**Set exercise**
Write out all of the data without omission, exactly as shown.

───── Collected data

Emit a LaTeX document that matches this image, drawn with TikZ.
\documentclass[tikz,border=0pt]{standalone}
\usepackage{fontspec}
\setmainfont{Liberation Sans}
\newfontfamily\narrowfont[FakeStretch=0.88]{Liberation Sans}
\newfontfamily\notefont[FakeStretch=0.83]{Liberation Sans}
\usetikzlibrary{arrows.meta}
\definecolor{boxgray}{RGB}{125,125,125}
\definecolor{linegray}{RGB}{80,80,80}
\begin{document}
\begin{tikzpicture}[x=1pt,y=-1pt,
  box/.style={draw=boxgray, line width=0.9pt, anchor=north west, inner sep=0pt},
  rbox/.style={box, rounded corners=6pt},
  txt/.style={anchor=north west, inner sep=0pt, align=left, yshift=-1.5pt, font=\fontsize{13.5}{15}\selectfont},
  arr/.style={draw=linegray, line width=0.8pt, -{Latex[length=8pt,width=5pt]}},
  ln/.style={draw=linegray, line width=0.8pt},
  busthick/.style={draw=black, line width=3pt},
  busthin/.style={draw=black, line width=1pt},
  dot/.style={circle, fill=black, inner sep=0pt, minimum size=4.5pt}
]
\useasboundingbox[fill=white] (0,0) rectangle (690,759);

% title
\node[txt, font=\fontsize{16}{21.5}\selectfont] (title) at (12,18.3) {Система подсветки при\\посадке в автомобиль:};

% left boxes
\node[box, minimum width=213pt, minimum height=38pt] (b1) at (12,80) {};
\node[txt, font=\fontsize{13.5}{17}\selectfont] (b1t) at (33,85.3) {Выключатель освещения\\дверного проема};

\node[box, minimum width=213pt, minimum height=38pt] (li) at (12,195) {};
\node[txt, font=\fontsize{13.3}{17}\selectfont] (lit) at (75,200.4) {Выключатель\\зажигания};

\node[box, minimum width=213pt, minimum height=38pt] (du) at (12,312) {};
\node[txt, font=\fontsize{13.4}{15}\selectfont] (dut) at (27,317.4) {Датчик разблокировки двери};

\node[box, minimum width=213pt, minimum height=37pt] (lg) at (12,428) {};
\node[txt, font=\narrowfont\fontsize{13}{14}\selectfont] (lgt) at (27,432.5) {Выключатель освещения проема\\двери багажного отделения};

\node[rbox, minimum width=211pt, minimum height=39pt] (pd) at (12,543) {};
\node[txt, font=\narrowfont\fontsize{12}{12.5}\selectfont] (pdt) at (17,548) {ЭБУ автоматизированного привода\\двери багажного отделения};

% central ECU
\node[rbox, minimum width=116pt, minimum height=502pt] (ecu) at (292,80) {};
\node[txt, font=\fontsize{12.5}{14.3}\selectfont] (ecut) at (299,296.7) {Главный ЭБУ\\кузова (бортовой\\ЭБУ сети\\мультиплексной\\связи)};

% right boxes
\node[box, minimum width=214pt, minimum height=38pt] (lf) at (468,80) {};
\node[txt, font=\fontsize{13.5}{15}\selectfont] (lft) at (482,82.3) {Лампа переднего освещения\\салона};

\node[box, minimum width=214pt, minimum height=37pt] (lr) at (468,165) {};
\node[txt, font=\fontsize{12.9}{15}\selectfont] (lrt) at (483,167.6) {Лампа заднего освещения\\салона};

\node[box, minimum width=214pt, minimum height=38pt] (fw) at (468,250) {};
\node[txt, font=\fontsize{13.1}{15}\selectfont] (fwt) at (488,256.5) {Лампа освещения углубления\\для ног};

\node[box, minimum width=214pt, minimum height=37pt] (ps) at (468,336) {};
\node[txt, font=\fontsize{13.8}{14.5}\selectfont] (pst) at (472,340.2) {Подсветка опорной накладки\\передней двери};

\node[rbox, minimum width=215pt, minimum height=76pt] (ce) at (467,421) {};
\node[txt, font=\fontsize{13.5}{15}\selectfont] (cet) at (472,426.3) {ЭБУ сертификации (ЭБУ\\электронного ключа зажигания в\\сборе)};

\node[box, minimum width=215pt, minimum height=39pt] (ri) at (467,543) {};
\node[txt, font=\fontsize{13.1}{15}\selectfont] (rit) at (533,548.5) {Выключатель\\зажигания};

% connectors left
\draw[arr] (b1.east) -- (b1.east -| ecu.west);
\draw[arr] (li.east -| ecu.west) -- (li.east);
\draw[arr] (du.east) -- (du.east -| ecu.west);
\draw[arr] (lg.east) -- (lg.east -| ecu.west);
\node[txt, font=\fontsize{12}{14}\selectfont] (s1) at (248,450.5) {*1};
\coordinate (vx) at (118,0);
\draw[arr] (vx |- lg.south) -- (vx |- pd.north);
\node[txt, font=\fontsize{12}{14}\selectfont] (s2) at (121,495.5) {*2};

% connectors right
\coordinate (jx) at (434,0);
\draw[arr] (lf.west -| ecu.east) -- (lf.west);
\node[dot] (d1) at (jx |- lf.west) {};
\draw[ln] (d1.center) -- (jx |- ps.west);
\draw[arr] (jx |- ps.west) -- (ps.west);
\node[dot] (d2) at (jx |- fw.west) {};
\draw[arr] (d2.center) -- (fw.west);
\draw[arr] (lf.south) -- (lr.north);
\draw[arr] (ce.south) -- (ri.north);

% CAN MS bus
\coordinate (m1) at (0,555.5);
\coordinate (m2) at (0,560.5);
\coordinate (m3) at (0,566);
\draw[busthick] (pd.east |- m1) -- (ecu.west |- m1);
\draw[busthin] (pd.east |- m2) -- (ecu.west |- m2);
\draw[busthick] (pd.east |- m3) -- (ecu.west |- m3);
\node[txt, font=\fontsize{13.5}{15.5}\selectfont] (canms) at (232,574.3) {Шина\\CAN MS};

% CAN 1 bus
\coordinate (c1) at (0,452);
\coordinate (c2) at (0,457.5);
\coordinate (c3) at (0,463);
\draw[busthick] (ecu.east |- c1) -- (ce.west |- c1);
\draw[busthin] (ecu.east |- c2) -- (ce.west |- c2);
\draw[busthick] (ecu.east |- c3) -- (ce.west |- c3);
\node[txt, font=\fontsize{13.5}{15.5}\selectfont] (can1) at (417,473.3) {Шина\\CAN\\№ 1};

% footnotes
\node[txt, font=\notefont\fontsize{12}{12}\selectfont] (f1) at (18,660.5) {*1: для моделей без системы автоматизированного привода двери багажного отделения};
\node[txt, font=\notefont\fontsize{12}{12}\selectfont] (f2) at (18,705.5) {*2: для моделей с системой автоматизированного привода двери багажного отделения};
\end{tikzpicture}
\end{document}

──────────

**Worked solution**
Emit a LaTeX document that matches this image, drawn with TikZ.
\documentclass[tikz,border=0pt]{standalone}
\usepackage{fontspec}
\setmainfont{Liberation Sans}
\newfontfamily\narrowfont[FakeStretch=0.88]{Liberation Sans}
\newfontfamily\notefont[FakeStretch=0.83]{Liberation Sans}
\usetikzlibrary{arrows.meta}
\definecolor{boxgray}{RGB}{125,125,125}
\definecolor{linegray}{RGB}{80,80,80}
\begin{document}
\begin{tikzpicture}[x=1pt,y=-1pt,
  box/.style={draw=boxgray, line width=0.9pt, anchor=north west, inner sep=0pt},
  rbox/.style={box, rounded corners=6pt},
  txt/.style={anchor=north west, inner sep=0pt, align=left, yshift=-1.5pt, font=\fontsize{13.5}{15}\selectfont},
  arr/.style={draw=linegray, line width=0.8pt, -{Latex[length=8pt,width=5pt]}},
  ln/.style={draw=linegray, line width=0.8pt},
  busthick/.style={draw=black, line width=3pt},
  busthin/.style={draw=black, line width=1pt},
  dot/.style={circle, fill=black, inner sep=0pt, minimum size=4.5pt}
]
\useasboundingbox[fill=white] (0,0) rectangle (690,759);

% title
\node[txt, font=\fontsize{16}{21.5}\selectfont] (title) at (12,18.3) {Система подсветки при\\посадке в автомобиль:};

% left boxes
\node[box, minimum width=213pt, minimum height=38pt] (b1) at (12,80) {};
\node[txt, font=\fontsize{13.5}{17}\selectfont] (b1t) at (33,85.3) {Выключатель освещения\\дверного проема};

\node[box, minimum width=213pt, minimum height=38pt] (li) at (12,195) {};
\node[txt, font=\fontsize{13.3}{17}\selectfont] (lit) at (75,200.4) {Выключатель\\зажигания};

\node[box, minimum width=213pt, minimum height=38pt] (du) at (12,312) {};
\node[txt, font=\fontsize{13.4}{15}\selectfont] (dut) at (27,317.4) {Датчик разблокировки двери};

\node[box, minimum width=213pt, minimum height=37pt] (lg) at (12,428) {};
\node[txt, font=\narrowfont\fontsize{13}{14}\selectfont] (lgt) at (27,432.5) {Выключатель освещения проема\\двери багажного отделения};

\node[rbox, minimum width=211pt, minimum height=39pt] (pd) at (12,543) {};
\node[txt, font=\narrowfont\fontsize{12}{12.5}\selectfont] (pdt) at (17,548) {ЭБУ автоматизированного привода\\двери багажного отделения};

% central ECU
\node[rbox, minimum width=116pt, minimum height=502pt] (ecu) at (292,80) {};
\node[txt, font=\fontsize{12.5}{14.3}\selectfont] (ecut) at (299,296.7) {Главный ЭБУ\\кузова (бортовой\\ЭБУ сети\\мультиплексной\\связи)};

% right boxes
\node[box, minimum width=214pt, minimum height=38pt] (lf) at (468,80) {};
\node[txt, font=\fontsize{13.5}{15}\selectfont] (lft) at (482,82.3) {Лампа переднего освещения\\салона};

\node[box, minimum width=214pt, minimum height=37pt] (lr) at (468,165) {};
\node[txt, font=\fontsize{12.9}{15}\selectfont] (lrt) at (483,167.6) {Лампа заднего освещения\\салона};

\node[box, minimum width=214pt, minimum height=38pt] (fw) at (468,250) {};
\node[txt, font=\fontsize{13.1}{15}\selectfont] (fwt) at (488,256.5) {Лампа освещения углубления\\для ног};

\node[box, minimum width=214pt, minimum height=37pt] (ps) at (468,336) {};
\node[txt, font=\fontsize{13.8}{14.5}\selectfont] (pst) at (472,340.2) {Подсветка опорной накладки\\передней двери};

\node[rbox, minimum width=215pt, minimum height=76pt] (ce) at (467,421) {};
\node[txt, font=\fontsize{13.5}{15}\selectfont] (cet) at (472,426.3) {ЭБУ сертификации (ЭБУ\\электронного ключа зажигания в\\сборе)};

\node[box, minimum width=215pt, minimum height=39pt] (ri) at (467,543) {};
\node[txt, font=\fontsize{13.1}{15}\selectfont] (rit) at (533,548.5) {Выключатель\\зажигания};

% connectors left
\draw[arr] (b1.east) -- (b1.east -| ecu.west);
\draw[arr] (li.east -| ecu.west) -- (li.east);
\draw[arr] (du.east) -- (du.east -| ecu.west);
\draw[arr] (lg.east) -- (lg.east -| ecu.west);
\node[txt, font=\fontsize{12}{14}\selectfont] (s1) at (248,450.5) {*1};
\coordinate (vx) at (118,0);
\draw[arr] (vx |- lg.south) -- (vx |- pd.north);
\node[txt, font=\fontsize{12}{14}\selectfont] (s2) at (121,495.5) {*2};

% connectors right
\coordinate (jx) at (434,0);
\draw[arr] (lf.west -| ecu.east) -- (lf.west);
\node[dot] (d1) at (jx |- lf.west) {};
\draw[ln] (d1.center) -- (jx |- ps.west);
\draw[arr] (jx |- ps.west) -- (ps.west);
\node[dot] (d2) at (jx |- fw.west) {};
\draw[arr] (d2.center) -- (fw.west);
\draw[arr] (lf.south) -- (lr.north);
\draw[arr] (ce.south) -- (ri.north);

% CAN MS bus
\coordinate (m1) at (0,555.5);
\coordinate (m2) at (0,560.5);
\coordinate (m3) at (0,566);
\draw[busthick] (pd.east |- m1) -- (ecu.west |- m1);
\draw[busthin] (pd.east |- m2) -- (ecu.west |- m2);
\draw[busthick] (pd.east |- m3) -- (ecu.west |- m3);
\node[txt, font=\fontsize{13.5}{15.5}\selectfont] (canms) at (232,574.3) {Шина\\CAN MS};

% CAN 1 bus
\coordinate (c1) at (0,452);
\coordinate (c2) at (0,457.5);
\coordinate (c3) at (0,463);
\draw[busthick] (ecu.east |- c1) -- (ce.west |- c1);
\draw[busthin] (ecu.east |- c2) -- (ce.west |- c2);
\draw[busthick] (ecu.east |- c3) -- (ce.west |- c3);
\node[txt, font=\fontsize{13.5}{15.5}\selectfont] (can1) at (417,473.3) {Шина\\CAN\\№ 1};

% footnotes
\node[txt, font=\notefont\fontsize{12}{12}\selectfont] (f1) at (18,660.5) {*1: для моделей без системы автоматизированного привода двери багажного отделения};
\node[txt, font=\notefont\fontsize{12}{12}\selectfont] (f2) at (18,705.5) {*2: для моделей с системой автоматизированного привода двери багажного отделения};
\end{tikzpicture}
\end{document}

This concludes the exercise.